Louis Gill, Executive Director of the Bakersfield Homeless Center, Shawn Morrissey, Director of Advocacy and Community Engagement at Union Station Homeless Services, and Dorothy Edwards, Enrichment Services Coordinator at Housing Works of California, were the panelists of the night sharing information on the growth of homelessness in California.
“It’s not an issue, it’s the issue affecting our state and effecting every major city,” Gill said. “This is a difficult thing. California holds 25 percent of the nation’s homeless population.”
Focusing on the rise in homelessness in Kern County, there has been a 50 percent growth in all unsheltered and sheltered homeless people since 2018. There are approximately 1,130 people who are homeless total, based on a point-in-time count, and more than half of them are not sheltered due to the lack of space the shelters have. The population has exceeded what shelters can provide by almost three times.
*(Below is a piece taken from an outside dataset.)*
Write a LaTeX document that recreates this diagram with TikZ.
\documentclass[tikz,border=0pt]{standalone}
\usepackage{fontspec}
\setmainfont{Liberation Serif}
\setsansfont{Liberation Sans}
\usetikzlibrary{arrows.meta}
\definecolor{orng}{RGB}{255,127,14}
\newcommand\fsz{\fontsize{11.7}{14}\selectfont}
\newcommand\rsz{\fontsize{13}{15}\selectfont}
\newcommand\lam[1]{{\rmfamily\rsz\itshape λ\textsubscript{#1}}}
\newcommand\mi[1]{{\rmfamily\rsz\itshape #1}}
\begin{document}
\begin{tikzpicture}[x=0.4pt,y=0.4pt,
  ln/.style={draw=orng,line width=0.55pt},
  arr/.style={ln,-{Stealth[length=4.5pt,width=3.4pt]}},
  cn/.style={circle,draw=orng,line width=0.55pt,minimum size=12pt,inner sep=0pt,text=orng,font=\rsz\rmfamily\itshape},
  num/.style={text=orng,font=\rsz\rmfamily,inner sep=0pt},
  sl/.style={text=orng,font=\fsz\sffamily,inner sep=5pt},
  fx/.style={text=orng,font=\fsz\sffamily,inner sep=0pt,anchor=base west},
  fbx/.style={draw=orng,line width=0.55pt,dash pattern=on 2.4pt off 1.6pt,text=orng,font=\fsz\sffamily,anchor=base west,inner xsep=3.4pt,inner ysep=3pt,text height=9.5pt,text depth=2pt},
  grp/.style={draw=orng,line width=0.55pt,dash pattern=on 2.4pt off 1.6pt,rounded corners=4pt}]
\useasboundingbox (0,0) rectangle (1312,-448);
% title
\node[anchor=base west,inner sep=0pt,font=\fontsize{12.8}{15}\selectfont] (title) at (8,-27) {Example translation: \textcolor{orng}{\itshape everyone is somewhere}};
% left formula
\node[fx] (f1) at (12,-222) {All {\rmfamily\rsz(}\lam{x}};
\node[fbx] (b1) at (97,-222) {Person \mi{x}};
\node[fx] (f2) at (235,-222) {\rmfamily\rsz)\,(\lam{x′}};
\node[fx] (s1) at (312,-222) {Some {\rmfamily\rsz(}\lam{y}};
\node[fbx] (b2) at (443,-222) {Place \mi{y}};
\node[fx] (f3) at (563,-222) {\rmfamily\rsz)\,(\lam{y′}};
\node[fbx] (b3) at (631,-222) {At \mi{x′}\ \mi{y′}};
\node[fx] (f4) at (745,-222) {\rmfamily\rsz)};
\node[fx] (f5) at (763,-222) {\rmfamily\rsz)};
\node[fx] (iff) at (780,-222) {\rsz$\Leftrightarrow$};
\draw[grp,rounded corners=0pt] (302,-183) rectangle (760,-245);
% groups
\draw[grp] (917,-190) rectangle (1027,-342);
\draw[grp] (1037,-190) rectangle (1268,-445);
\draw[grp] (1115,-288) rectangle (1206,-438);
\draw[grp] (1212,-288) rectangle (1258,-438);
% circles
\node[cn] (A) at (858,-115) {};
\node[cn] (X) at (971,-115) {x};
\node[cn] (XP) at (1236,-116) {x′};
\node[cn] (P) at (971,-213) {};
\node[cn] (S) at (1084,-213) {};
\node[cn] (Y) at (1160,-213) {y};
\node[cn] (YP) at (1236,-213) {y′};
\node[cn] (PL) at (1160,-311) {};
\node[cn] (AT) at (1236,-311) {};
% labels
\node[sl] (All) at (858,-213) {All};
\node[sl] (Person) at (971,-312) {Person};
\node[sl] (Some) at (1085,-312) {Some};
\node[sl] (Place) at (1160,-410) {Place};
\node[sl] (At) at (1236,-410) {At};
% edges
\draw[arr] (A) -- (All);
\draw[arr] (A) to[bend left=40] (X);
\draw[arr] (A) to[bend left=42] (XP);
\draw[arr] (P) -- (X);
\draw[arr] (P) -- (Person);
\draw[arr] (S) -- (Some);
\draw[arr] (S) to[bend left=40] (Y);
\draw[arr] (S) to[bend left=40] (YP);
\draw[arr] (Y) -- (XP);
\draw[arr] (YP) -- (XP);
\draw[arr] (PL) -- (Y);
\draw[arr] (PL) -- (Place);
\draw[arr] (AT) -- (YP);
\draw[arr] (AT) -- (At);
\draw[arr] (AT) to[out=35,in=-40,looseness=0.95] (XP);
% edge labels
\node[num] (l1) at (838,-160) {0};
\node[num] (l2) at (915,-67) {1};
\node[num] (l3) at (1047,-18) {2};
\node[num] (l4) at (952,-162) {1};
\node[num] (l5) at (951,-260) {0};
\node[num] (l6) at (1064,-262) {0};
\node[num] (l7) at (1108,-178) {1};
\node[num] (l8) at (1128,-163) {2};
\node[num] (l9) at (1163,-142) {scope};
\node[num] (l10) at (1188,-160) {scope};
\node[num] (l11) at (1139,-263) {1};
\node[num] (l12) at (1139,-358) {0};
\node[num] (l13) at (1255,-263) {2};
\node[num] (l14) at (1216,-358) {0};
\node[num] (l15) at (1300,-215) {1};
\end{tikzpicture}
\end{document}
“One of the things to note, there is a disproportionate representation of African Americans in the homeless population. The African American population in Kern County is about six percent, and they constitute 15 percent of the homeless population,” Gill said.
Pasadena is one of the only cities in California that has had a decline in the number of the homeless population. The Union Station Homeless Services company works on ending homelessness and is based out of Pasadena.
“We had identified a motel in the eastern part of Pasadena […] the motel was particularly problematic, had a lot of issues around a lot of prostitution, police calls and things like that. What we were trying to do was purchase this motel and turn it into a really nice permanent supportive housing with all of the tentative, on-site, supportive services to really help solve this homelessness,” Morrissey, who is formerly homeless, said.
The project was not well-received by the public due to the unwanted idea of the homeless living in the motel, even though they already slept outside and around it.
Edwards was homeless in Pasadena as a result of domestic violence and lived a life of always being on the run. In the early 2000’s she met Morrissey who helped her find her footing and a roof over her head.
“Finally [the homeless shelter workers] caught up with me and said ‘Dorothy you don’t understand, we have a house for you,’ and they did. I lived there seven and a half years,” Edwards said.
When Edwards was first housed under the housing-first initiative, which gives homeless people the stability of a home before worrying about the trauma that caused their homelessness and was still addicted to drugs after living in the house for some time. An intervention was held for her by the shelter helpers and her landlord, which threatened her stability of staying in the house, Edwards said that she knew she had to change to not end up on the streets again. One of her greatest fears was that if she went back on the streets that her sister would go searching for her, only to find that she was dead behind a building in a dumpster.
She is now an inaugural graduate of the Corporation for Supportive Housing Speak Up Advocacy training program and advocates for people suffering on the street.